The Myanmar temples make for a stunning tableaux but many of Samsara’s most memorable sequences offer much more intimate views of religious, cultural and spiritual practice. Elaborate mandalas are crafted from coloured sand then destroyed in Ladakh; Ethiopia’s Mursi tribe pose in elaborate jewellery and white face paint; Balinese girls pose as a many armed deity. It can’t be easy persuading all these people to appear on camera, surely?
“Well, the people who know Baraka know that we’re going to be respectful,” says Magidson. “Nobody has to get involved if they don’t want to. But people, for the most part, are proud of their customs and are happy that we’re interested in filming them. And we do want to treat our subjects with reverence and respect. That’s really our entire motivation for making the film.”
A encyclopedic journey that takes in Japanese mohawks, Chinese transvestites, Filipino prisoners exercising in unison to hip- hop and gangster funerals, it often falls to Samsara’s exquisite sound design and the music of Michael Stearns, Lisa Gerrard and Marcello De Francisci to smoothly segue from one corner of the globe to another.
“We don’t use words so it’s all about image and music,” says Magidson. “Sometimes we do cut to natural sounds. But the music is our emotional commentary. It’s half the movie.”
Between spiritual ceremonies and anthropological marvels, the camera glides across spectacular natural landscapes such as Salt Pan in Namibia and Mono Lake in California. It’s tempting to see Samsara’s jarring use of profane industrial images – Chinese factory food processing, Indonesian sulphur mining – as a kind of Luddite manifesto nestling between sacred images. But the film-makers insist that these scenes are part of the grander scheme of birth and rebirth that lends the film its Sanskrit title.
“Im sure it’s not entirely free of ideology,” says Magidson. “But we do try to keep that in the background. We’re certainly not stringing images together to make a political point. We show you bullets and guns because that it part of a larger experience that we all live with. We’re not saying this is good or bad.

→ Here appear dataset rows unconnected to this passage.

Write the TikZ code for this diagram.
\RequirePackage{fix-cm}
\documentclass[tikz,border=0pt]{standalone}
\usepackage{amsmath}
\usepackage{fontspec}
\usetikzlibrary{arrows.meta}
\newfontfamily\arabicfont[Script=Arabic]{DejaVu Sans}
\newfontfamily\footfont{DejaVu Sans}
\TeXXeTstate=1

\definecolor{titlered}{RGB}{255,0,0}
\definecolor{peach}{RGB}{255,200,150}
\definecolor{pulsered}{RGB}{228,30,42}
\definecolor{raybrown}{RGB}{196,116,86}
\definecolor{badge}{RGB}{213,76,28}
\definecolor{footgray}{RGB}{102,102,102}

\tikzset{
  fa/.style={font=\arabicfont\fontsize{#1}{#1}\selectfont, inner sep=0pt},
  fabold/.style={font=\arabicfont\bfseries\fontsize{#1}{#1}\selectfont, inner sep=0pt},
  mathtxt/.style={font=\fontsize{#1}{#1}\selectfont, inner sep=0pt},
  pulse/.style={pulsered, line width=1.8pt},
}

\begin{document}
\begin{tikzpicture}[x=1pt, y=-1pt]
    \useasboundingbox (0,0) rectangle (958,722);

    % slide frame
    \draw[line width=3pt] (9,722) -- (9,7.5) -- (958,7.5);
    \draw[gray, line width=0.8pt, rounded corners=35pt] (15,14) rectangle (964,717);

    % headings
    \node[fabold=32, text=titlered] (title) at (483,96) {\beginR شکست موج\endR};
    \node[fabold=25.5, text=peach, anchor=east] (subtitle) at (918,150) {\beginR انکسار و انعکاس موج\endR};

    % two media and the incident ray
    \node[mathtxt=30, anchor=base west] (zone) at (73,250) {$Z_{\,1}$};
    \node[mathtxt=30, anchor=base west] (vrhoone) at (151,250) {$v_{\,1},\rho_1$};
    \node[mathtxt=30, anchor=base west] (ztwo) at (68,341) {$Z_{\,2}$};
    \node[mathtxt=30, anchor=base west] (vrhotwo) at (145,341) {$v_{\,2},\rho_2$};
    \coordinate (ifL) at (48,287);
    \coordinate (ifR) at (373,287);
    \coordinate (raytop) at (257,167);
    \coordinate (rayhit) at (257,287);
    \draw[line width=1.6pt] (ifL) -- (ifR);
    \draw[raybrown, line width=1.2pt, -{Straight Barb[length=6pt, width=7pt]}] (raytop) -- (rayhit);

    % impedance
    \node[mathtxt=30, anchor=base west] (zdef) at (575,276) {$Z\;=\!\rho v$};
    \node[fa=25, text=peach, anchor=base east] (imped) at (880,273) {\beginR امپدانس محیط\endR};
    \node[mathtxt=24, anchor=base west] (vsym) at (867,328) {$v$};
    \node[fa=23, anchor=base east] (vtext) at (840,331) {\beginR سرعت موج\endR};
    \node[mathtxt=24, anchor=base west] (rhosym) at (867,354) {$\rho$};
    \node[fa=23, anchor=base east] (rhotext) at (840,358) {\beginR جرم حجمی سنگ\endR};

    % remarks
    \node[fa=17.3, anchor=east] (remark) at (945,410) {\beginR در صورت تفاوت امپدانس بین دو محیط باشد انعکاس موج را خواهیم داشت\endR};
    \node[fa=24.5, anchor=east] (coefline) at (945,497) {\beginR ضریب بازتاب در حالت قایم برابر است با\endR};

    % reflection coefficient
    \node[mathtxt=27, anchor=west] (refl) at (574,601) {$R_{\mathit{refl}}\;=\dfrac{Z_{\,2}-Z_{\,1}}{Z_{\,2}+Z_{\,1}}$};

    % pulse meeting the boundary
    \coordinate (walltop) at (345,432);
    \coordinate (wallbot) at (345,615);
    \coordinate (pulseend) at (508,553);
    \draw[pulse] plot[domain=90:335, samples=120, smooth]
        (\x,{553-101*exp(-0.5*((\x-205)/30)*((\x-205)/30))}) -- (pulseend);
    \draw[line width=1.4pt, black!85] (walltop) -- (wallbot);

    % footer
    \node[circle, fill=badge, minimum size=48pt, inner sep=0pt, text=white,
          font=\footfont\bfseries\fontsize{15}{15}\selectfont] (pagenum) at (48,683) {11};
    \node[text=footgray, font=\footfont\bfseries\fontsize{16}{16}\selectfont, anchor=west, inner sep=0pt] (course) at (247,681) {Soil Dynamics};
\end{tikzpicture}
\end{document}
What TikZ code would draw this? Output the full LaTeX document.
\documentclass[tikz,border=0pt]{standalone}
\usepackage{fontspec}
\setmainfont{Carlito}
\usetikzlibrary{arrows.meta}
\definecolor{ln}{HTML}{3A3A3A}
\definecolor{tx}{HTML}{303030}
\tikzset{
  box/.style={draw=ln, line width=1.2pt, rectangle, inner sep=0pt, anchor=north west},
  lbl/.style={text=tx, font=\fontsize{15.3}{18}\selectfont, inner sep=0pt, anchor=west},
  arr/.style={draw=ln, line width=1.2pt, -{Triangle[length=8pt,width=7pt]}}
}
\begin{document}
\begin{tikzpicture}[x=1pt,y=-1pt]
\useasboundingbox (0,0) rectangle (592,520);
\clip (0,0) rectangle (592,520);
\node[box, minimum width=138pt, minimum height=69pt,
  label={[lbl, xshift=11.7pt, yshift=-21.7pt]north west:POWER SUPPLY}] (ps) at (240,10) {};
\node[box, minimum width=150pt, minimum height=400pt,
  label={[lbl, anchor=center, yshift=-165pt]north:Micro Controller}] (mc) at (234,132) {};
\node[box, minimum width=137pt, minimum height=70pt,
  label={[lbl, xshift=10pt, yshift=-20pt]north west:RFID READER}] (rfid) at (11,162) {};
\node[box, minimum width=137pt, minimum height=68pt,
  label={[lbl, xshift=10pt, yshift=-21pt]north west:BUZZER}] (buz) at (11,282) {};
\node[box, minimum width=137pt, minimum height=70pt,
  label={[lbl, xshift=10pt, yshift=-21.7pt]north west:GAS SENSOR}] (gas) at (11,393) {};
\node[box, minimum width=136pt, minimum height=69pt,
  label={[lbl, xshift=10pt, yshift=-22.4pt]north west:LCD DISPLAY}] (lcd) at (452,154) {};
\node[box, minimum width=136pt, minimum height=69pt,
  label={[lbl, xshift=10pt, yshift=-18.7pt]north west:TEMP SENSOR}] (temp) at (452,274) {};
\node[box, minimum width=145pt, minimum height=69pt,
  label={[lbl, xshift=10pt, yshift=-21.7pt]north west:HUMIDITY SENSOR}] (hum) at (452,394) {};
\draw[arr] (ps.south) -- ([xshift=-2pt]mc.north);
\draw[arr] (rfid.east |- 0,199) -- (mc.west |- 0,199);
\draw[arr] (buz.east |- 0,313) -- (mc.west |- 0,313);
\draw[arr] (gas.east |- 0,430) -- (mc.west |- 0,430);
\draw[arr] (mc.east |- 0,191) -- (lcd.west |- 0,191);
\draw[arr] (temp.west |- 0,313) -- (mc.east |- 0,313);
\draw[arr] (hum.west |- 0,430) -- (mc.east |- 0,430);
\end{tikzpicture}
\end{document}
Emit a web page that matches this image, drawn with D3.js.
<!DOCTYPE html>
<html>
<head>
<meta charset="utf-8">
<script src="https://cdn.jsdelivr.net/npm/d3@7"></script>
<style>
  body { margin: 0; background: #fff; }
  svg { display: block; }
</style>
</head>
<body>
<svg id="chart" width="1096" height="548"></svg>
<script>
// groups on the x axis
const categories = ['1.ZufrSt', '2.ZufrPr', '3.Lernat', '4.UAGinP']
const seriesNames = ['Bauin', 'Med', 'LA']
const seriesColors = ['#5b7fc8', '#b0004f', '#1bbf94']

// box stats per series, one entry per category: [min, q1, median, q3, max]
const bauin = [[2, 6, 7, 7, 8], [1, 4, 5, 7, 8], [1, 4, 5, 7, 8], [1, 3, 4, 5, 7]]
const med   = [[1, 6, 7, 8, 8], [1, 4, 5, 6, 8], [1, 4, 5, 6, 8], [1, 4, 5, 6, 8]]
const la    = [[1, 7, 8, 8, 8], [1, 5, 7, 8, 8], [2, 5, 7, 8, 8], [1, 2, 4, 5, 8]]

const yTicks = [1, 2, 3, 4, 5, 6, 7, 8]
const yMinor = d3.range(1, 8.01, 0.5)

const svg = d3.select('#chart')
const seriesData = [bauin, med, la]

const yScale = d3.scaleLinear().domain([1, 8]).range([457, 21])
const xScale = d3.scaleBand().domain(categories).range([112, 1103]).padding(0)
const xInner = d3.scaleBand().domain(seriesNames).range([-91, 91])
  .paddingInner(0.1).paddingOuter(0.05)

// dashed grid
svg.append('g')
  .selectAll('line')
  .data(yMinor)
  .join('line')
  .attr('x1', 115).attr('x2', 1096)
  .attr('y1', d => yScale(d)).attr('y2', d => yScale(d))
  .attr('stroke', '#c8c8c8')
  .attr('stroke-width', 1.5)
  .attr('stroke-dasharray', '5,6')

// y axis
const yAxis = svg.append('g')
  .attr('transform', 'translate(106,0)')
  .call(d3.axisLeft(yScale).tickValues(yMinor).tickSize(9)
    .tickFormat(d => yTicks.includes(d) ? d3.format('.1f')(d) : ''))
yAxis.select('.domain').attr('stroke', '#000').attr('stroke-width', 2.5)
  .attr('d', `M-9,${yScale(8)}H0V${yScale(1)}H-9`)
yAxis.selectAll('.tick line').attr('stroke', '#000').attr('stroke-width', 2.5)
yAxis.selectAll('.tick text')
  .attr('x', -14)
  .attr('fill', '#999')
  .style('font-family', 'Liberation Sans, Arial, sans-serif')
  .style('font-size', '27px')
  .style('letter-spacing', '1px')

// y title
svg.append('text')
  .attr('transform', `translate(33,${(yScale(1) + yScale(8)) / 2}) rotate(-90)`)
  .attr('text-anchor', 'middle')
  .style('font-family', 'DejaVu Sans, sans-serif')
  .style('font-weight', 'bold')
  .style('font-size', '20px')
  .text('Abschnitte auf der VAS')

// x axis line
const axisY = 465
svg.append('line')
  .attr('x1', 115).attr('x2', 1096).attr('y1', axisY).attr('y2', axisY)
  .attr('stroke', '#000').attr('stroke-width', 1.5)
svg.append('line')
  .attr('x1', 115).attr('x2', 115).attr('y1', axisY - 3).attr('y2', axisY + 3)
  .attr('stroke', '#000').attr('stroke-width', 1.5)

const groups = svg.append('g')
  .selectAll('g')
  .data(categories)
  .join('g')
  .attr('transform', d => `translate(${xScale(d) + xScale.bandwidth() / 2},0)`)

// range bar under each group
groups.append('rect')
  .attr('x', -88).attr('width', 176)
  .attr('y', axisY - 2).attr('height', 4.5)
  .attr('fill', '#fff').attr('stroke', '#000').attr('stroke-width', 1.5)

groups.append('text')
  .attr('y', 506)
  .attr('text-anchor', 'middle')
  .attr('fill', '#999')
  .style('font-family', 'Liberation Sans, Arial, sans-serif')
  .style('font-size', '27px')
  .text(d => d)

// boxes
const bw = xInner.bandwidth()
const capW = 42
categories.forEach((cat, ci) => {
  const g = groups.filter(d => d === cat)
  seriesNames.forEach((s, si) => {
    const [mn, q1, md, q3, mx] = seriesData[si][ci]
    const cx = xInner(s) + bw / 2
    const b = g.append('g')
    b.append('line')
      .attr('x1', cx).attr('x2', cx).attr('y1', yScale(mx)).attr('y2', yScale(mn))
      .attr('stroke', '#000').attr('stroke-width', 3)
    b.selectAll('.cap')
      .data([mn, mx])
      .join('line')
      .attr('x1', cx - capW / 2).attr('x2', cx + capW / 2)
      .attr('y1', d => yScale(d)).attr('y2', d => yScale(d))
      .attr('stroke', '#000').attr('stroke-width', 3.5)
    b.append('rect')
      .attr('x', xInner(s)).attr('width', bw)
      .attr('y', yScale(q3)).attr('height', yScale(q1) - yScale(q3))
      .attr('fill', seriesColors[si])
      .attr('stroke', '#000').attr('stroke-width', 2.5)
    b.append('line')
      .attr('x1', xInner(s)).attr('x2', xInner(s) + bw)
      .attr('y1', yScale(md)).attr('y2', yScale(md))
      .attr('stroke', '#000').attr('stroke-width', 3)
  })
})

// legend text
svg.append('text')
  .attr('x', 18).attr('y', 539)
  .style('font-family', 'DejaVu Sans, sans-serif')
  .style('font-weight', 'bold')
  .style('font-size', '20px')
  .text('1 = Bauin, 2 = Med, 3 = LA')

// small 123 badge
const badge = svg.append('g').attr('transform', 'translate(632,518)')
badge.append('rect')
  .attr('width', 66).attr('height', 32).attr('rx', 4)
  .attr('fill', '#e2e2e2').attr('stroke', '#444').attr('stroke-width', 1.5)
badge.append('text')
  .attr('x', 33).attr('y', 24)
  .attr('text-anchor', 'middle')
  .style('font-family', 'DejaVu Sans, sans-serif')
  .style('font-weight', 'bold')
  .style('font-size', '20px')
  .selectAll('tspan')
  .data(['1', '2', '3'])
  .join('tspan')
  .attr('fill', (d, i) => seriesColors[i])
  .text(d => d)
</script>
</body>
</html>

We went into the Chinese food-processing factory and even though that was tough for us they’re fiercely proud of their clean, ordered workplace. We’re trying to make an experience that will not take the viewer to a place where they think ‘well I disagree with that’. We’re trying to avoid the intellectual and didactic. That would interrupt the inner flow that we want the experience to be.”